**EXERCISE OBJECTIVE**
Leave out the pictures and repeat the data exactly.

**COLLECTED MATERIAL**
--- Start ---

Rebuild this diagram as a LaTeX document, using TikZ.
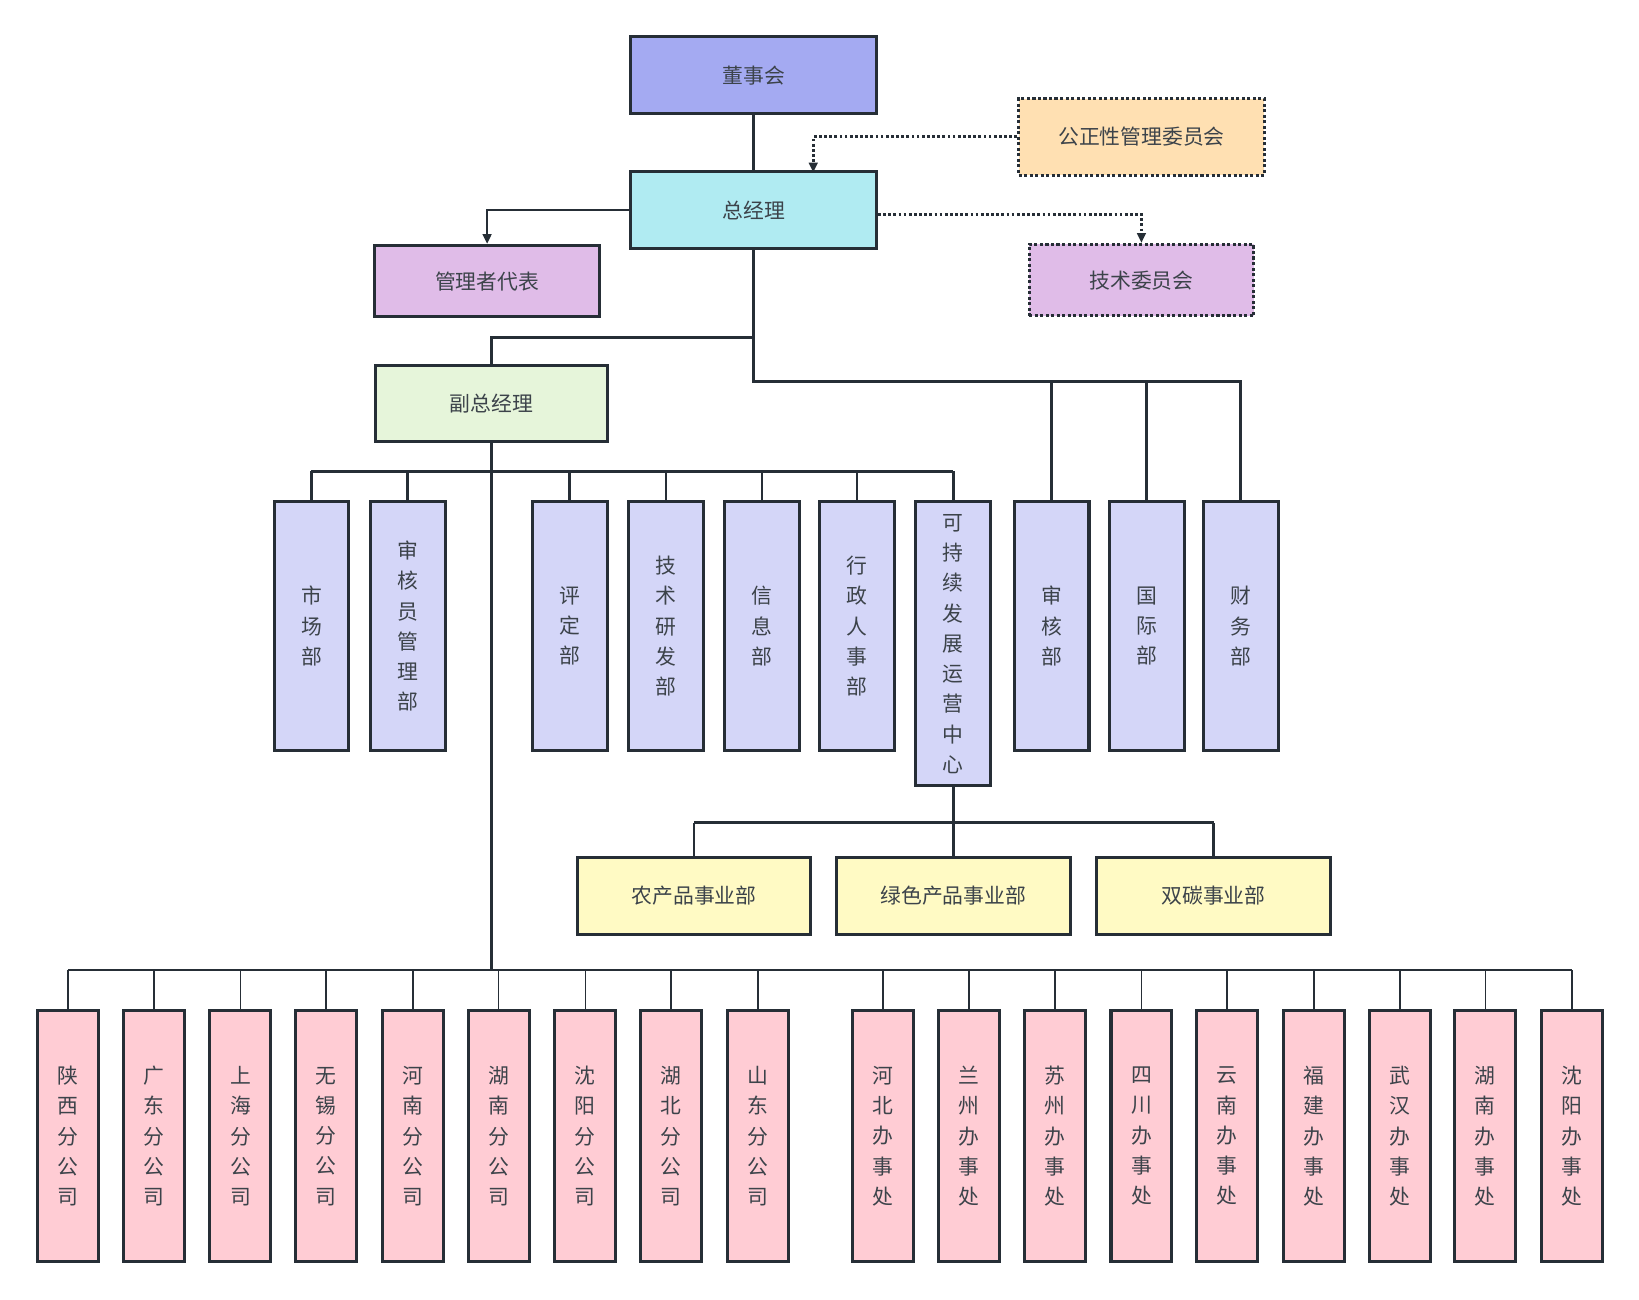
\documentclass[tikz,border=0pt]{standalone}
\usepackage{fontspec}
\setmainfont{Noto Sans CJK SC}
\usetikzlibrary{arrows.meta,positioning}
\definecolor{cdong}{RGB}{164,170,242}
\definecolor{czong}{RGB}{176,235,242}
\definecolor{cgong}{RGB}{255,224,178}
\definecolor{cji}{RGB}{224,188,232}
\definecolor{cfu}{RGB}{230,245,218}
\definecolor{cdept}{RGB}{212,214,248}
\definecolor{cbiz}{RGB}{255,250,196}
\definecolor{cbr}{RGB}{255,204,212}
\definecolor{cline}{RGB}{38,46,54}
\begin{document}
\begin{tikzpicture}[x=0.03cm,y=-0.03cm,>={Triangle[length=8pt,width=7pt]},
  every node/.style={font=\fontsize{17}{24.7}\selectfont,text=cline!90},
  box/.style={draw=cline,line width=2.5pt,inner sep=0pt,align=center},
  hbox/.style={box,minimum width=7.05cm,minimum height=2.2cm},
  dept/.style={box,fill=cdept,minimum width=2.15cm,minimum height=7.15cm},
  branch/.style={box,fill=cbr,minimum width=1.75cm,minimum height=7.2cm},
  biz/.style={hbox,fill=cbiz,minimum width=6.7cm},
  link/.style={draw=cline,line width=2.2pt},
  dots/.style={link,dotted,line width=2.4pt}]
\useasboundingbox (0,0) rectangle (1568,1243);
% top level
\node[hbox,fill=cdong] (dong) at (721,72) {董事会};
\node[hbox,fill=czong] (zong) at (721,201) {总经理};
\node[hbox,fill=cgong,dotted] (gong) at (1092,131) {公正性管理委员会};
\node[hbox,fill=cji,dotted,minimum width=6.45cm,minimum height=2.05cm] (jiwei) at (1092,268) {技术委员会};
\node[hbox,fill=cji,minimum width=6.45cm,minimum height=2.05cm] (guan) at (466,269) {管理者代表};
\node[hbox,fill=cfu,minimum width=6.65cm] (fu) at (470,386) {副总经理};
% departments
\node[dept] (d1) at (298,599) {市\\场\\部};
\node[dept] (d2) at (390,599) {审\\核\\员\\管\\理\\部};
\node[dept] (d3) at (545,599) {评\\定\\部};
\node[dept] (d4) at (637,599) {技\\术\\研\\发\\部};
\node[dept] (d5) at (729,599) {信\\息\\部};
\node[dept] (d6) at (820,599) {行\\政\\人\\事\\部};
\node[dept,minimum height=8.15cm] (d7) at (912,616) {可\\持\\续\\发\\展\\运\\营\\中\\心};
\node[dept] (d8) at (1006,599) {审\\核\\部};
\node[dept] (d9) at (1097,599) {国\\际\\部};
\node[dept] (d10) at (1187,599) {财\\务\\部};
% business units
\node[biz] (u1) at (664,857) {农产品事业部};
\node[biz] (u2) at (912,857) {绿色产品事业部};
\node[biz] (u3) at (1161,857) {双碳事业部};
% branches
\foreach \n/\x/\t in {1/65/陕\\西\\分\\公\\司, 2/147/广\\东\\分\\公\\司, 3/230/上\\海\\分\\公\\司,
  4/312/无\\锡\\分\\公\\司, 5/395/河\\南\\分\\公\\司, 6/477/湖\\南\\分\\公\\司,
  7/560/沈\\阳\\分\\公\\司, 8/642/湖\\北\\分\\公\\司, 9/725/山\\东\\分\\公\\司,
  10/845/河\\北\\办\\事\\处, 11/927/兰\\州\\办\\事\\处, 12/1009/苏\\州\\办\\事\\处,
  13/1092/四\\川\\办\\事\\处, 14/1174/云\\南\\办\\事\\处, 15/1257/福\\建\\办\\事\\处,
  16/1339/武\\汉\\办\\事\\处, 17/1421/湖\\南\\办\\事\\处, 18/1504/沈\\阳\\办\\事\\处}
  \node[branch] (b\n) at (\x,1087) {\t};
% connectors
\draw[link] (dong) -- (zong);
\draw[dots,->] (gong.west) -| (778,165);
\draw[dots,->] (zong.east |- 0,205) -| (jiwei.north);
\draw[link,->] (zong.west) -| (guan.north);
\draw[link] (zong.south) |- (721,323) -| (fu.north);
\draw[link] (zong.south) |- (721,365) -| (d10.north);
\foreach \d in {d8,d9} \draw[link] (\d.north) -- (\d.north |- 0,365);
\draw[link] (fu.south) -- (470,451);
\draw[link] (298,451) -- (912,451);
\foreach \d in {d1,d2,d3,d4,d5,d6,d7} \draw[link] (\d.north) -- (\d.north |- 0,451);
\draw[link] (d7.south) -- (912,787);
\draw[link] (664,787) -- (1161,787);
\foreach \u in {u1,u2,u3} \draw[link] (\u.north) -- (\u.north |- 0,787);
\draw[link] (470,451) -- (470,928);
\draw[link,line width=1.4pt] (65,928) -- (1504,928);
\foreach \n in {1,...,18} \draw[link,line width=1.4pt] (b\n.north) -- (b\n.north |- 0,928);
\end{tikzpicture}
\end{document}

--- End ---

**WRITTEN SOLUTION**
Rebuild this diagram as a LaTeX document, using TikZ.
\documentclass[tikz,border=0pt]{standalone}
\usepackage{fontspec}
\setmainfont{Noto Sans CJK SC}
\usetikzlibrary{arrows.meta,positioning}
\definecolor{cdong}{RGB}{164,170,242}
\definecolor{czong}{RGB}{176,235,242}
\definecolor{cgong}{RGB}{255,224,178}
\definecolor{cji}{RGB}{224,188,232}
\definecolor{cfu}{RGB}{230,245,218}
\definecolor{cdept}{RGB}{212,214,248}
\definecolor{cbiz}{RGB}{255,250,196}
\definecolor{cbr}{RGB}{255,204,212}
\definecolor{cline}{RGB}{38,46,54}
\begin{document}
\begin{tikzpicture}[x=0.03cm,y=-0.03cm,>={Triangle[length=8pt,width=7pt]},
  every node/.style={font=\fontsize{17}{24.7}\selectfont,text=cline!90},
  box/.style={draw=cline,line width=2.5pt,inner sep=0pt,align=center},
  hbox/.style={box,minimum width=7.05cm,minimum height=2.2cm},
  dept/.style={box,fill=cdept,minimum width=2.15cm,minimum height=7.15cm},
  branch/.style={box,fill=cbr,minimum width=1.75cm,minimum height=7.2cm},
  biz/.style={hbox,fill=cbiz,minimum width=6.7cm},
  link/.style={draw=cline,line width=2.2pt},
  dots/.style={link,dotted,line width=2.4pt}]
\useasboundingbox (0,0) rectangle (1568,1243);
% top level
\node[hbox,fill=cdong] (dong) at (721,72) {董事会};
\node[hbox,fill=czong] (zong) at (721,201) {总经理};
\node[hbox,fill=cgong,dotted] (gong) at (1092,131) {公正性管理委员会};
\node[hbox,fill=cji,dotted,minimum width=6.45cm,minimum height=2.05cm] (jiwei) at (1092,268) {技术委员会};
\node[hbox,fill=cji,minimum width=6.45cm,minimum height=2.05cm] (guan) at (466,269) {管理者代表};
\node[hbox,fill=cfu,minimum width=6.65cm] (fu) at (470,386) {副总经理};
% departments
\node[dept] (d1) at (298,599) {市\\场\\部};
\node[dept] (d2) at (390,599) {审\\核\\员\\管\\理\\部};
\node[dept] (d3) at (545,599) {评\\定\\部};
\node[dept] (d4) at (637,599) {技\\术\\研\\发\\部};
\node[dept] (d5) at (729,599) {信\\息\\部};
\node[dept] (d6) at (820,599) {行\\政\\人\\事\\部};
\node[dept,minimum height=8.15cm] (d7) at (912,616) {可\\持\\续\\发\\展\\运\\营\\中\\心};
\node[dept] (d8) at (1006,599) {审\\核\\部};
\node[dept] (d9) at (1097,599) {国\\际\\部};
\node[dept] (d10) at (1187,599) {财\\务\\部};
% business units
\node[biz] (u1) at (664,857) {农产品事业部};
\node[biz] (u2) at (912,857) {绿色产品事业部};
\node[biz] (u3) at (1161,857) {双碳事业部};
% branches
\foreach \n/\x/\t in {1/65/陕\\西\\分\\公\\司, 2/147/广\\东\\分\\公\\司, 3/230/上\\海\\分\\公\\司,
  4/312/无\\锡\\分\\公\\司, 5/395/河\\南\\分\\公\\司, 6/477/湖\\南\\分\\公\\司,
  7/560/沈\\阳\\分\\公\\司, 8/642/湖\\北\\分\\公\\司, 9/725/山\\东\\分\\公\\司,
  10/845/河\\北\\办\\事\\处, 11/927/兰\\州\\办\\事\\处, 12/1009/苏\\州\\办\\事\\处,
  13/1092/四\\川\\办\\事\\处, 14/1174/云\\南\\办\\事\\处, 15/1257/福\\建\\办\\事\\处,
  16/1339/武\\汉\\办\\事\\处, 17/1421/湖\\南\\办\\事\\处, 18/1504/沈\\阳\\办\\事\\处}
  \node[branch] (b\n) at (\x,1087) {\t};
% connectors
\draw[link] (dong) -- (zong);
\draw[dots,->] (gong.west) -| (778,165);
\draw[dots,->] (zong.east |- 0,205) -| (jiwei.north);
\draw[link,->] (zong.west) -| (guan.north);
\draw[link] (zong.south) |- (721,323) -| (fu.north);
\draw[link] (zong.south) |- (721,365) -| (d10.north);
\foreach \d in {d8,d9} \draw[link] (\d.north) -- (\d.north |- 0,365);
\draw[link] (fu.south) -- (470,451);
\draw[link] (298,451) -- (912,451);
\foreach \d in {d1,d2,d3,d4,d5,d6,d7} \draw[link] (\d.north) -- (\d.north |- 0,451);
\draw[link] (d7.south) -- (912,787);
\draw[link] (664,787) -- (1161,787);
\foreach \u in {u1,u2,u3} \draw[link] (\u.north) -- (\u.north |- 0,787);
\draw[link] (470,451) -- (470,928);
\draw[link,line width=1.4pt] (65,928) -- (1504,928);
\foreach \n in {1,...,18} \draw[link,line width=1.4pt] (b\n.north) -- (b\n.north |- 0,928);
\end{tikzpicture}
\end{document}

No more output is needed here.